The largest work measures 16½ feet square and 4 inches deep; Exemplars tilts on a platform at a thirty-degree angle, but it has also been displayed horizontally and vertically. Yards of mulch, twigs, and dried leaves cover the rubber mat. The outer circles of eight and an inner circle of four rectangular shapes expose the dull-pinkish rubber, which bears the texture of wood grain. For Segments, another large piece, Eyfells casts tree trunks in rubber and arranges real bark on the sheet, mimicking fossilized tree trunks.

The dozen or so paper and cloth collapsions on the walls attract less attention than their larger, rubber counterparts but hold equal interest. Four ethereal motifs dominate. He explains that the circle represents the idea of eternity. The spiral is a gigantic, universal structure that recalls galaxies and black holes. The crosses (Eyfells prefers to call them “Xs” ) indicate two opposing encounters, and the square expresses a figure without spatial dimensions.

I could be miles away from Eyfells’s intended meaning, but his work does evoke a fun and playful spirit. I began to attach figurative meanings to the abstract images. The random dirt patterns and burnt holes on the stressed-out paper of By Product of a By Product resemble a giant saltine cracker. Oval Universe I depicts a brownish-orange egg containing vague, dark-brown spirals within it. More brown swirls surround the oval. Like the dual nature of many of Eyfells’s works, the universe acts as a picture of a faraway galaxy and a womb at the same time. An untitled paper collapsion could be a Shroud of Turin covering a large, flat rock. And Coordinates Undetermined V could be a telescopic view of Mercury.

A second exhibition of fifteen more paper and cloth collapsions, all completed within the last five years, is on view at the Warehouse Gallery in the Alden Road arts district. These works are visually stronger than similarly sized pieces displayed at UCF. And the fact that most are unframed adds to the richness. Eyfells laughs, “They haven’t been civilized.”

“I think these are very intimate,” says Robin Van Arsdol, artist and owner of the Warehouse Gallery. “Rather than see it, I like to be able to feel it. You put a frame on it, you miss the guttiness of it.” He’s right. A rigid frame would only flatten the curves and warps that the paper undergoes during the collapsion process. The works here, all untitled, hang freely from clips on the wall, giving them a sculptural dimension.

Two of the cloth collapsions stand out. Eyfells folded an approximate 2-by-5 foot sheet in half before sandwiching it into the metal press. Once unfolded, the image is doubled, but the coloration remains distinct. Both have a spiral enclosed within a circle, but on the bottom half, a brown murkiness resembling crumpled aluminum foil envelops the circle as the top half stays relatively clean. The result is a beautiful petrified tapestry.

Like the UCF Gallery works, the abstract images [at the Warehouse Gallery] are playful. One paper collapsion simulates a manhole cover; another looks like a fossilized orange. But these descriptions are an easy way out. A viewer could examine indefinitely all the bumps, ridges, holes, tears, impressions, and color hues in each abstract work.
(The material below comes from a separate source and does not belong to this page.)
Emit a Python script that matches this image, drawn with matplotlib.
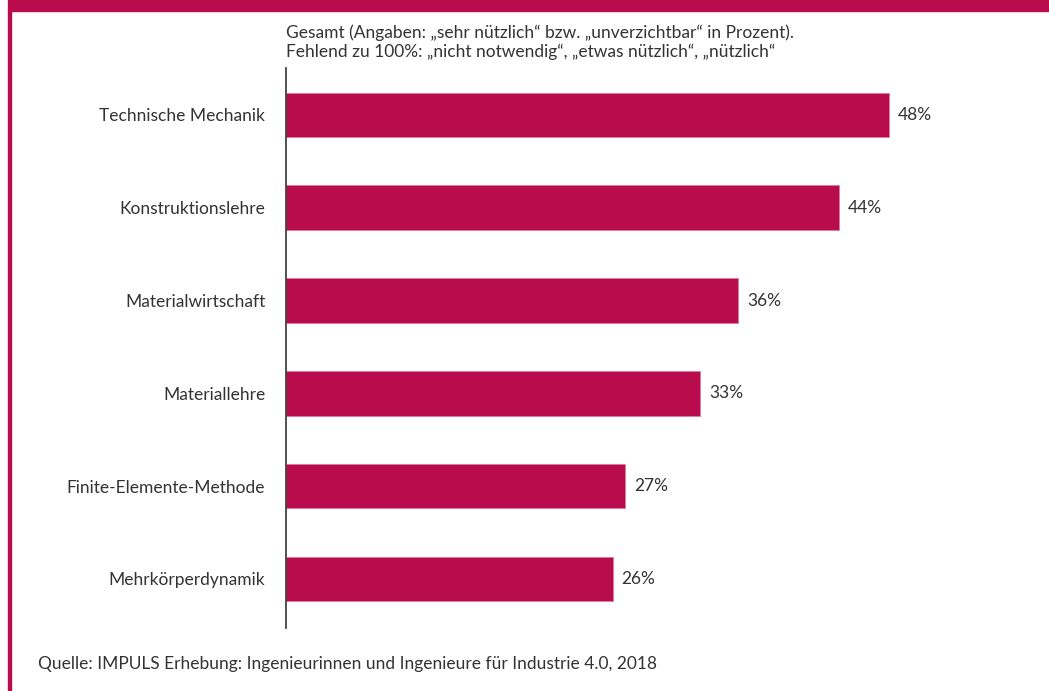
import matplotlib.pyplot as plt
from matplotlib.patches import Rectangle

# Umfrageergebnis: "sehr nützlich" bzw. "unverzichtbar" in Prozent
faecher = ["Technische Mechanik", "Konstruktionslehre", "Materialwirtschaft",
           "Materiallehre", "Finite-Elemente-Methode", "Mehrkörperdynamik"]
anteile = [48, 44, 36, 33, 27, 26]

rot = "#B90C4D"
text_farbe = "#333333"
plt.rcParams['font.family'] = ['Lato', 'DejaVu Sans']
fs = 12.5

W, H = 1049, 691
fig = plt.figure(figsize=(W / 100, H / 100), dpi=100)

# Rahmen: Kopfband und linker Rand
fig.patches.append(Rectangle((8 / W, 1 - 11 / H), 1 - 8 / W, 11 / H,
                             transform=fig.transFigure, color=rot, zorder=0))
fig.patches.append(Rectangle((8 / W, 0), 3 / W, 1 - 11 / H,
                             transform=fig.transFigure, color=rot, zorder=0))

ax_l, ax_r = 286 / W, (286 + 50 * 12.56) / W
ax_t, ax_b = 1 - 68 / H, 1 - 628 / H
ax = fig.add_axes([ax_l, ax_b, ax_r - ax_l, ax_t - ax_b])

y = list(range(len(faecher)))
ax.barh(y, anteile, height=0.48, color=rot, edgecolor="#e07a9f", linewidth=0.6)
for yi, v in zip(y, anteile):
    ax.text(v + 0.7, yi, f"{v}%", va="center", ha="left", fontsize=fs, color=text_farbe)

ax.set_xlim(0, 50)
ax.set_ylim(5.528, -0.506)
ax.set_yticks(y)
ax.set_yticklabels(faecher, fontsize=fs, color=text_farbe)
ax.tick_params(axis="y", length=0, pad=15)
ax.set_xticks([])
for s in ["top", "right", "bottom"]:
    ax.spines[s].set_visible(False)
ax.spines["left"].set_color(text_farbe)
ax.spines["left"].set_linewidth(1.2)

fig.text(286 / W, 1 - 33 / H,
         "Gesamt (Angaben: \u201esehr nützlich\u201c bzw. \u201eunverzichtbar\u201c in Prozent).",
         ha="left", va="center", fontsize=fs, color=text_farbe)
fig.text(286 / W, 1 - 52 / H,
         "Fehlend zu 100%: \u201enicht notwendig\u201c, \u201eetwas nützlich\u201c, \u201enützlich\u201c",
         ha="left", va="center", fontsize=fs, color=text_farbe)
fig.text(38 / W, 1 - 664 / H,
         "Quelle: IMPULS Erhebung: Ingenieurinnen und Ingenieure für Industrie 4.0, 2018",
         ha="left", va="center", fontsize=fs, color=text_farbe)

fig.savefig("out.png", dpi=100)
Despite living and working so far from cultural centers, Eyfells has carved a niche in the international art world. The national museum in Iceland gave him a solo exhibition in 1992. A year later he was invited to represent his native country at the Venice Biennial, one of the world’s largest contemporary art showcases. Eyfells’s art is respected and collected throughout the Scandinavian countries. Currently, his collapsions are included in a traveling show first shown at the United Nations building in New York City.

And though he’s retired, Eyfells and Van Arsdol are assembling an exhibition of the artist’s work to tour Europe next spring.